Wednesday, January 13, 2010

If you could....

....do anything in your life what would that be? I want that one DREAM, that you always saw yourself doing. Remember this dream could be a job, an activity/hobby, or anything. None of the stuff that enters our decision making realm can apply here. It is just the ONE thing you DREAMED of doing your whole life.


For me it was writing. I love to write, and it makes me happy when others read my stuff. However I am a big sissy when it comes to submitting anything to anyone. I'm safe here on my blogs, I can write what I think or feel or believe and readers can judge, but its still my blog. If I were to submit any of my writings OFFICIALLY, I stand the chance of being told "I suck" or better yet "keep your day job." Yep for me I wished I could find the inner strength to "Just do it" (thanks Nike for the line).


So tell me its a new year, a new decade and everyday is a new chance to be or do something else that we thought of or dreamed of....The sky is the limit for ALL of us.

Sunday, January 3, 2010

Its time....


2010 is here and it came in with such AMAZING moments. I spent it with my SIL and BIL in the snow in Ohio, and loved it. I also logged onto Facebook and found an email from a friend who went MIA from our family's life a while ago, and he is our older son's Godfather, so we've been trying to reconnect, and who was the email from...yep that friend.


Ya know God works in mysterious ways, and I'm ready to accept and not question as much as I have in the past. Today I spent a couple hours talking to my sister and its been months since we had a the time to really sit and talk.


I have scheduled my upcoming DR's appts, and I am finally taking hold of the thyroid issue. Yep I am hitting the ground running this year. There will be NO MORE DRAMA in my life, and if the people involved with that can't respect that I don't want it there, then maybe some (re) evaluation all the way around is needed...who knows.

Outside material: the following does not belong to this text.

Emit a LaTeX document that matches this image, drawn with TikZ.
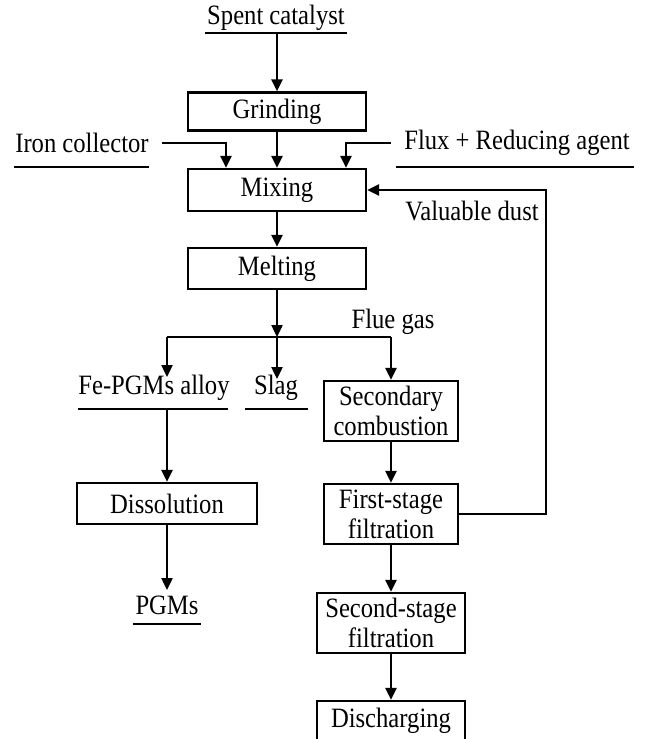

I am NOT gonna be positive everyday, that's CRAZY to think I could be. However that being said I am gonna "stop and smell the roses" a little bit more. I love my life, but don't like everything in it, so what do we tell our kids "don't like it, then either deal with it, or make changes" so for me I will deal or make changes. I want to enjoy my life, I want to live IN the moment not FOR the moment. And I refuse this year to wish it away. I mean I spend so many days "waiting, and wishing" for the week-end or the next vacation day, or whatever, that I realized I am wishing my life away, and at 40 yrs old, that isn't a great idea anymore.


This last year:

  • a friend lost her husband, and a I am in awe of her beauty, determination, and strength, she is AMAZING.

  • I made a friend, or keeps me grounded and I keep her grounded at times....she is the epitimy of what a best friend would be if we labeled each other that....she and I found each other when dealing with something else in our lives.

  • I had a fight with my mom,

  • spoke to my grandparents for the 1st time in 5 years,

  • saw a new baby,

  • Lost friend who I had for years,

  • learned some HARD life lessons,

  • realized that being right and knowing it is way better than saying "I told you so" thats kind of bitchy LOL.

  • I renewed my wedding vows on an island with my husband

  • I applied for school

  • I watched my children struggle without their dad home again for 1/2 the year while he deployed, and we survived it all.

Life is exactly like Forest Gump says "its a box of chocolates" and this year I refuse to not enjoy each one. Happy 2010 my friends...I hope it finds you full of joy, love, happiness, and only good things.